AIM OF THE EXERCISE.
Compile every line that includes the word "this".

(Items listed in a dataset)
· · · ·

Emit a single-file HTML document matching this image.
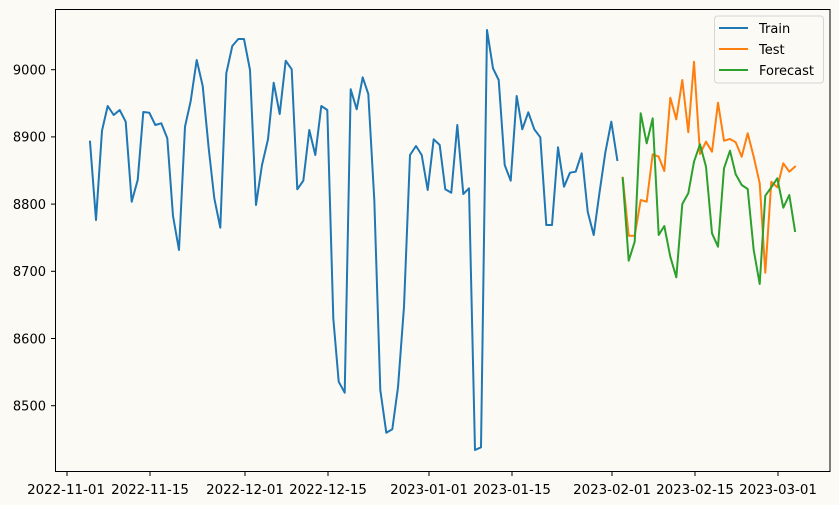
<!DOCTYPE html>
<html><head><meta charset="utf-8"><style>
html,body{margin:0;padding:0;background:#fbfaf5;}
svg{display:block;font-family:"DejaVu Sans","Liberation Sans",sans-serif;}
</style></head><body>
<svg width="839" height="505" viewBox="0 0 839 505" xmlns="http://www.w3.org/2000/svg">
<rect width="839" height="505" fill="#fbfaf5"/>
<g fill="none" stroke-width="2" stroke-linejoin="round" stroke-linecap="square">
<polyline stroke="#1f77b4" points="90,141.7 96,220 102,130.7 107.7,106 113.7,115 119.7,110 125.7,121.7 131.7,201.7 137.7,180 143.3,112 149.3,112.7 155.3,125 161.3,123.3 167.3,138.3 173,216 179,250 185,126.7 190.7,101 196.7,60 202.7,86 208.7,148.3 214.3,198.3 220.3,227.7 226.3,73.3 232.3,46 238.3,39 244,39 250,70 256,205 262,165 268,139.3 273.7,82.7 279.7,114 285.7,60.7 291.7,69.3 297.3,189.3 303.3,180.7 309.3,130 315.3,155 321.3,106 327.3,110 333.3,318.3 338.7,381.7 344.7,392.7 350.7,89.3 356.7,109.3 362.7,77.3 368.3,94 374.3,200 380.3,390 386.3,432.7 392.3,429.3 398,387.3 404,306.7 410,155 416,146 421.7,155 427.7,190 433.7,139.3 439.7,145 445.3,189.3 451.3,192.7 457.3,125 463.3,194 469,188.3 475,450 481,447.3 487,30 493,68.3 498.7,80 504.7,165 510.7,180.7 516.7,96 522.3,129.3 528.3,112.3 534.3,129.3 540.3,137.3 546.3,225 552,225 558,147.3 564,186.7 570,172.7 575.7,171.7 581.7,153.3 587.7,211.7 593.7,235 599.3,194 605.3,152.7 611.3,121.7 617.3,160"/>
<polyline stroke="#ff7f0e" points="622.7,177.7 628.7,235.7 634.7,235.7 640.7,200 646.7,201.7 652.7,154.3 658.7,156.7 664.3,171 670.3,97.7 676.3,119.3 682.3,80 688.3,132.3 694,61.7 700,154 706,141.7 712,151.7 718,102.7 724,140.7 730,139 735.7,142.3 741.7,156.7 747.7,133.3 753.7,156.7 759.7,183.3 765.3,272.7 771.3,181.7 777.3,187.3 783.3,163.3 789.3,171.7 795,166.7"/>
<polyline stroke="#2ca02c" points="622.7,178.3 628.7,260.7 634.7,241.7 640.7,113.3 646.7,143.3 652.7,118.3 658.7,235 664.3,226 670.3,256.7 676.3,277.3 682.3,204 688.3,193.3 694,161.7 700,144.3 706,166.7 712,233.3 718,246.7 724,168.3 730,150.7 735.7,174.3 741.7,185 747.7,189 753.7,250 759.7,284 765.3,195.7 771.3,187.3 777.3,178.3 783.3,207.7 789.3,195 795,231"/>
</g>
<rect x="55.5" y="9.5" width="774.5" height="462" fill="none" stroke="#000" stroke-width="1"/>
<g stroke="#000" stroke-width="1">
<line x1="51" y1="69.7" x2="55.5" y2="69.7"/><line x1="51" y1="136.9" x2="55.5" y2="136.9"/><line x1="51" y1="204.1" x2="55.5" y2="204.1"/><line x1="51" y1="271.3" x2="55.5" y2="271.3"/><line x1="51" y1="338.5" x2="55.5" y2="338.5"/><line x1="51" y1="405.7" x2="55.5" y2="405.7"/>
<line x1="67" y1="471.5" x2="67" y2="476"/><line x1="150" y1="471.5" x2="150" y2="476"/><line x1="245" y1="471.5" x2="245" y2="476"/><line x1="328" y1="471.5" x2="328" y2="476"/><line x1="429" y1="471.5" x2="429" y2="476"/><line x1="512" y1="471.5" x2="512" y2="476"/><line x1="612" y1="471.5" x2="612" y2="476"/><line x1="695" y1="471.5" x2="695" y2="476"/><line x1="778" y1="471.5" x2="778" y2="476"/>
</g>
<g font-size="13" fill="#000" text-anchor="end">
<text x="46" y="74.5">9000</text><text x="46" y="141.7">8900</text><text x="46" y="208.9">8800</text><text x="46" y="276.1">8700</text><text x="46" y="343.3">8600</text><text x="46" y="410.5">8500</text>
</g>
<g font-size="13.4" fill="#000" text-anchor="middle">
<text x="66" y="494">2022-11-01</text><text x="150" y="494">2022-11-15</text><text x="245" y="494">2022-12-01</text><text x="328" y="494">2022-12-15</text><text x="429" y="494">2023-01-01</text><text x="512" y="494">2023-01-15</text><text x="612" y="494">2023-02-01</text><text x="695" y="494">2023-02-15</text><text x="778" y="494">2023-03-01</text>
</g>
<rect x="714.5" y="16" width="109" height="67" rx="3" fill="#fbfaf5" fill-opacity="0.8" stroke="#d6d6d6"/>
<g stroke-width="2">
<line x1="719" y1="28" x2="748" y2="28" stroke="#1f77b4"/>
<line x1="719" y1="49" x2="748" y2="49" stroke="#ff7f0e"/>
<line x1="719" y1="70" x2="748" y2="70" stroke="#2ca02c"/>
</g>
<g font-size="13" fill="#000">
<text x="759" y="33">Train</text><text x="759" y="54">Test</text><text x="759" y="75">Forecast</text>
</g>
</svg>
</body></html>
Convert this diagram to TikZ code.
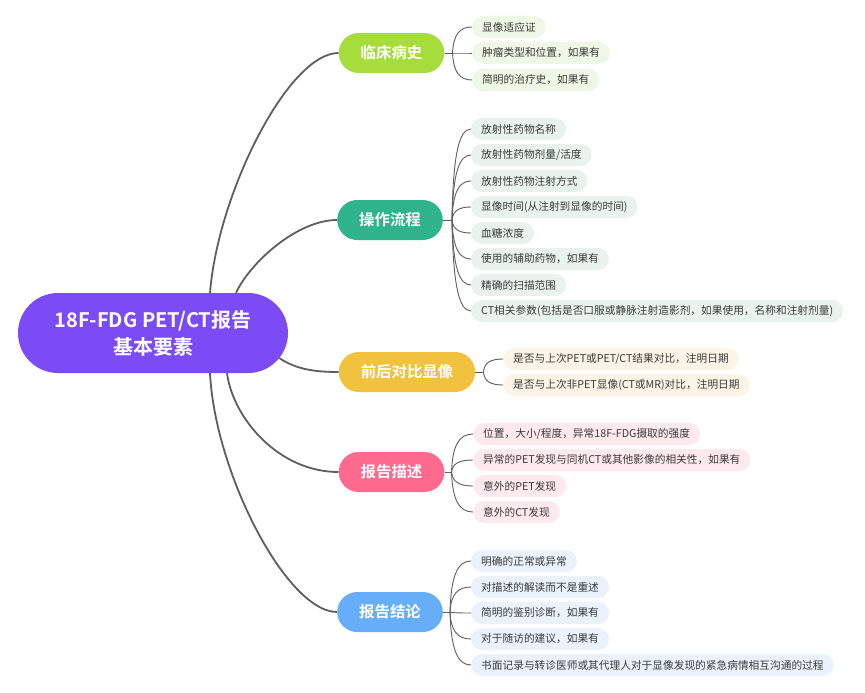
\documentclass[tikz,border=0pt]{standalone}
\usepackage{fontspec}
\setmainfont{Noto Sans CJK SC}[BoldFont={Noto Sans CJK SC Bold}]
\usetikzlibrary{calc}

\definecolor{rootc}{HTML}{7B4CF6}
\definecolor{grnc}{HTML}{A6DC3C}
\definecolor{grnl}{HTML}{EFF8E6}
\definecolor{tealc}{HTML}{2EB38A}
\definecolor{teall}{HTML}{E8F3EE}
\definecolor{yelc}{HTML}{F1C23D}
\definecolor{yell}{HTML}{FCF4E6}
\definecolor{pinkc}{HTML}{FE6A8E}
\definecolor{pinkl}{HTML}{FEE9EE}
\definecolor{bluec}{HTML}{66AEFA}
\definecolor{bluel}{HTML}{EAF2FE}
\definecolor{linec}{HTML}{5E5E5E}
\definecolor{leaftxt}{HTML}{3A3A3A}

\tikzset{
  rootbox/.style={fill=rootc, text=white, rounded corners=40pt, minimum width=270pt,
    minimum height=80pt, align=center, font=\fontsize{20}{27}\selectfont\bfseries},
  topic/.style={fill=#1, text=white, rounded corners=20pt, minimum height=40pt,
    inner xsep=22pt, font=\fontsize{15.4}{18}\selectfont\bfseries},
  leaf/.style={fill=#1, text=leaftxt, rounded corners=11pt, minimum height=22pt,
    inner xsep=10pt, inner ysep=0pt, anchor=west, font=\fontsize{10.7}{13}\selectfont},
  mainline/.style={draw=linec, line width=1.8pt},
  subline/.style={draw=linec, line width=0.9pt}
}

% curved branch from a junction point #1 to the west side of leaf node #2
\newcommand\leafcurve[2]{%
  \draw[subline] let \p1=(#1), \p2=(#2.west) in
    (#1) .. controls (\x1+1pt,{\y1+0.7*(\y2-\y1)}) and ({\x1+0.35*(\x2-\x1)},\y2) .. (#2.west);}

\begin{document}
\begin{tikzpicture}[x=1pt, y=-1pt]
  \useasboundingbox[fill=white] (0,0) rectangle (865,693);

  % central topic
  \node[rootbox] (root) at (153,333) {18F-FDG PET/CT报告\\基本要素};

  % main topics
  \node[topic=grnc]  (ta) at (391.5,53)  {临床病史};
  \node[topic=tealc] (tb) at (390,220)   {操作流程};
  \node[topic=yelc]  (tc) at (407,372)   {前后对比显像};
  \node[topic=pinkc] (td) at (391.5,472) {报告描述};
  \node[topic=bluec] (te) at (390,612)   {报告结论};

  % connectors from the central topic
  \draw[mainline] ([xshift=57]root.north) .. controls +(8,-100) and +(-50,0) .. (ta.west);
  \draw[mainline] ([xshift=83]root.north) .. controls +(14,-30) and +(-40,0) .. (tb.west);
  \draw[mainline] ([shift={(-9,25)}]root.east) .. controls +(18,12) and +(-22,0) .. (tc.west);
  \draw[mainline] ([xshift=74]root.south) .. controls +(6,45) and +(-60,0) .. (td.west);
  \draw[mainline] ([xshift=57]root.south) .. controls +(5,100) and +(-50,0) .. (te.west);

  % junction points behind each main topic
  \coordinate (ja) at ([xshift=8]ta.east);
  \coordinate (jb) at ([xshift=9]tb.east);
  \coordinate (jc) at ([xshift=8]tc.east);
  \coordinate (jd) at ([xshift=7]td.east);
  \coordinate (je) at ([xshift=7]te.east);

  % clinical history
  \node[leaf=grnl] (a1) at (472,27) {显像适应证};
  \node[leaf=grnl] (a2) at (472,53) {肿瘤类型和位置，如果有};
  \node[leaf=grnl] (a3) at (472,80) {简明的治疗史，如果有};

  % procedure
  \node[leaf=teall] (b1) at (471,129) {放射性药物名称};
  \node[leaf=teall] (b2) at (471,155) {放射性药物剂量/活度};
  \node[leaf=teall] (b3) at (471,181) {放射性药物注射方式};
  \node[leaf=teall] (b4) at (471,207) {显像时间(从注射到显像的时间)};
  \node[leaf=teall] (b5) at (471,233) {血糖浓度};
  \node[leaf=teall] (b6) at (471,259) {使用的辅助药物，如果有};
  \node[leaf=teall] (b7) at (471,285) {精确的扫描范围};
  \node[leaf=teall] (b8) at (471,311) {CT相关参数(包括是否口服或静脉注射造影剂，如果使用，名称和注射剂量)};

  % comparison
  \node[leaf=yell] (c1) at (503,359) {是否与上次PET或PET/CT结果对比，注明日期};
  \node[leaf=yell] (c2) at (503,385) {是否与上次非PET显像(CT或MR)对比，注明日期};

  % findings
  \node[leaf=pinkl] (d1) at (473,434) {位置，大小/程度，异常18F-FDG摄取的强度};
  \node[leaf=pinkl] (d2) at (473,460) {异常的PET发现与同机CT或其他影像的相关性，如果有};
  \node[leaf=pinkl] (d3) at (473,486) {意外的PET发现};
  \node[leaf=pinkl] (d4) at (473,512) {意外的CT发现};

  % impression
  \node[leaf=bluel] (e1) at (471,561) {明确的正常或异常};
  \node[leaf=bluel] (e2) at (471,587) {对描述的解读而不是重述};
  \node[leaf=bluel] (e3) at (471,613) {简明的鉴别诊断，如果有};
  \node[leaf=bluel] (e4) at (471,639) {对于随访的建议，如果有};
  \node[leaf=bluel] (e5) at (471,665) {书面记录与转诊医师或其代理人对于显像发现的紧急病情相互沟通的过程};

  % stubs and branch curves
  \draw[subline] (ta.east) -- (ja);
  \draw[subline] (tb.east) -- (jb);
  \draw[subline] (tc.east) -- (jc);
  \draw[subline] (td.east) -- (jd);
  \draw[subline] (te.east) -- (je);
  \foreach \lf in {a1,a2,a3} {\leafcurve{ja}{\lf}}
  \foreach \lf in {b1,b2,b3,b4,b5,b6,b7,b8} {\leafcurve{jb}{\lf}}
  \foreach \lf in {c1,c2} {\leafcurve{jc}{\lf}}
  \foreach \lf in {d1,d2,d3,d4} {\leafcurve{jd}{\lf}}
  \foreach \lf in {e1,e2,e3,e4,e5} {\leafcurve{je}{\lf}}
\end{tikzpicture}
\end{document}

· · · ·

ANSWER TO THE TASK.
Emit a single-file HTML document matching this image.
Convert this diagram to TikZ code.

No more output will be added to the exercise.